# [INSTRUCTIONS FOR THE TASK]
Leave the pictures out and retype the lines from the beginning through the line with "1.73, 1.74, 1.75]", both ends included.

# [SUPPLIED MATERIAL]
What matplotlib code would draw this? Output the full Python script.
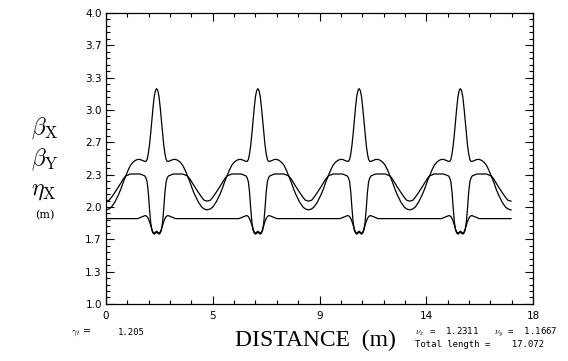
import numpy as np
import matplotlib
matplotlib.use('Agg')
import matplotlib.pyplot as plt
from matplotlib.ticker import FixedLocator, MultipleLocator

# lattice functions: one half cell, from cell edge to cell centre
total_length = 17.072
n_cells = 4
half_d = [2.134, 2.0, 1.9, 1.76, 1.6, 1.5, 1.4, 1.3, 1.2, 1.1, 1.0, 0.9, 0.8,
          0.7, 0.6, 0.5, 0.45, 0.4, 0.35, 0.3, 0.25, 0.2, 0.15, 0.1, 0.05, 0.0]
beta_x = [1.97, 1.98, 2.00, 2.05, 2.13, 2.19, 2.26, 2.32, 2.38, 2.43, 2.46, 2.48, 2.49,
          2.49, 2.48, 2.47, 2.47, 2.49, 2.55, 2.64, 2.76, 2.90, 3.03, 3.14, 3.20, 3.22]
beta_y = [2.06, 2.07, 2.10, 2.15, 2.21, 2.25, 2.29, 2.32, 2.33, 2.34, 2.34, 2.34, 2.34,
          2.34, 2.33, 2.32, 2.30, 2.26, 2.15, 1.98, 1.84, 1.76, 1.73, 1.72, 1.73, 1.74]
eta_x = [1.88, 1.88, 1.88, 1.88, 1.88, 1.88, 1.88, 1.88, 1.88, 1.88, 1.88, 1.88, 1.88,
         1.89, 1.90, 1.91, 1.91, 1.90, 1.88, 1.85, 1.81, 1.77, 1.74, 1.73, 1.74, 1.75]

x_ticks = [0, 4.5, 9, 13.5, 18]
x_ticklabels = ['0', '5', '9', '14', '18']
y_ticks = [1 + k / 3 for k in range(10)]
y_ticklabels = ['1.0', '1.3', '1.7', '2.0', '2.3', '2.7', '3.0', '3.3', '3.7', '4.0']


def full_curve(vals):
    # mirror the half cell, then repeat the cell along the line
    cell = total_length / n_cells
    d = np.array(half_d)
    v = np.array(vals)
    d_cell = np.concatenate([-d, d[::-1][1:]]) + cell / 2
    v_cell = np.concatenate([v, v[::-1][1:]])
    xs, ys = [], []
    for k in range(n_cells):
        xs.append(d_cell + k * cell)
        ys.append(v_cell)
    return np.concatenate(xs), np.concatenate(ys)


fig = plt.figure(figsize=(5.68, 3.61), dpi=100)
ax = fig.add_axes([0.1866, 0.158, 0.7518, 0.806])

for vals in (beta_x, beta_y, eta_x):
    s, f = full_curve(vals)
    ax.plot(s, f, color='black', lw=0.9)

ax.set_xlim(0, 18)
ax.set_ylim(1, 4)
ax.xaxis.set_major_locator(FixedLocator(x_ticks))
ax.set_xticklabels(x_ticklabels)
ax.xaxis.set_minor_locator(MultipleLocator(0.9))
ax.yaxis.set_major_locator(FixedLocator(y_ticks))
ax.set_yticklabels(y_ticklabels)
ax.yaxis.set_minor_locator(MultipleLocator(1 / 15))
ax.tick_params(which='both', direction='in', top=True, right=True, width=0.8,
               labelsize=7.5, colors='black')
ax.tick_params(which='major', length=6)
ax.tick_params(which='minor', length=3)
ax.tick_params(axis='x', pad=5)
ax.tick_params(axis='y', pad=3)
for sp in ax.spines.values():
    sp.set_linewidth(0.9)

plt.rcParams['mathtext.fontset'] = 'cm'
fig.text(0.055, 0.645, r'$\beta_{\rm X}$', fontsize=17, va='center')
fig.text(0.055, 0.560, r'$\beta_{\rm Y}$', fontsize=17, va='center')
fig.text(0.055, 0.473, r'$\eta_{\rm X}$', fontsize=17, va='center')
fig.text(0.062, 0.403, '(m)', fontsize=8, family='DejaVu Serif', va='center')

fig.text(0.556, 0.058, 'DISTANCE  (m)', fontsize=17, family='Liberation Serif',
         ha='center', va='center')

fig.text(0.125, 0.078, r'$\gamma_t$ =', fontsize=7, va='center')
fig.text(0.207, 0.078, '1.205', fontsize=6.5, family='DejaVu Sans Mono', va='center')
fig.text(0.73, 0.078, r'$\nu_x$ =  1.2311   $\nu_y$ =  1.1667', fontsize=6.5,
         family='DejaVu Sans Mono', va='center')
fig.text(0.73, 0.045, 'Total length =    17.072', fontsize=6.5,
         family='DejaVu Sans Mono', va='center')

fig.savefig('out.png', dpi=100)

# [EXERCISE RESPONSE]
What matplotlib code would draw this? Output the full Python script.
import numpy as np
import matplotlib
matplotlib.use('Agg')
import matplotlib.pyplot as plt
from matplotlib.ticker import FixedLocator, MultipleLocator

# lattice functions: one half cell, from cell edge to cell centre
total_length = 17.072
n_cells = 4
half_d = [2.134, 2.0, 1.9, 1.76, 1.6, 1.5, 1.4, 1.3, 1.2, 1.1, 1.0, 0.9, 0.8,
          0.7, 0.6, 0.5, 0.45, 0.4, 0.35, 0.3, 0.25, 0.2, 0.15, 0.1, 0.05, 0.0]
beta_x = [1.97, 1.98, 2.00, 2.05, 2.13, 2.19, 2.26, 2.32, 2.38, 2.43, 2.46, 2.48, 2.49,
          2.49, 2.48, 2.47, 2.47, 2.49, 2.55, 2.64, 2.76, 2.90, 3.03, 3.14, 3.20, 3.22]
beta_y = [2.06, 2.07, 2.10, 2.15, 2.21, 2.25, 2.29, 2.32, 2.33, 2.34, 2.34, 2.34, 2.34,
          2.34, 2.33, 2.32, 2.30, 2.26, 2.15, 1.98, 1.84, 1.76, 1.73, 1.72, 1.73, 1.74]
eta_x = [1.88, 1.88, 1.88, 1.88, 1.88, 1.88, 1.88, 1.88, 1.88, 1.88, 1.88, 1.88, 1.88,
         1.89, 1.90, 1.91, 1.91, 1.90, 1.88, 1.85, 1.81, 1.77, 1.74, 1.73, 1.74, 1.75]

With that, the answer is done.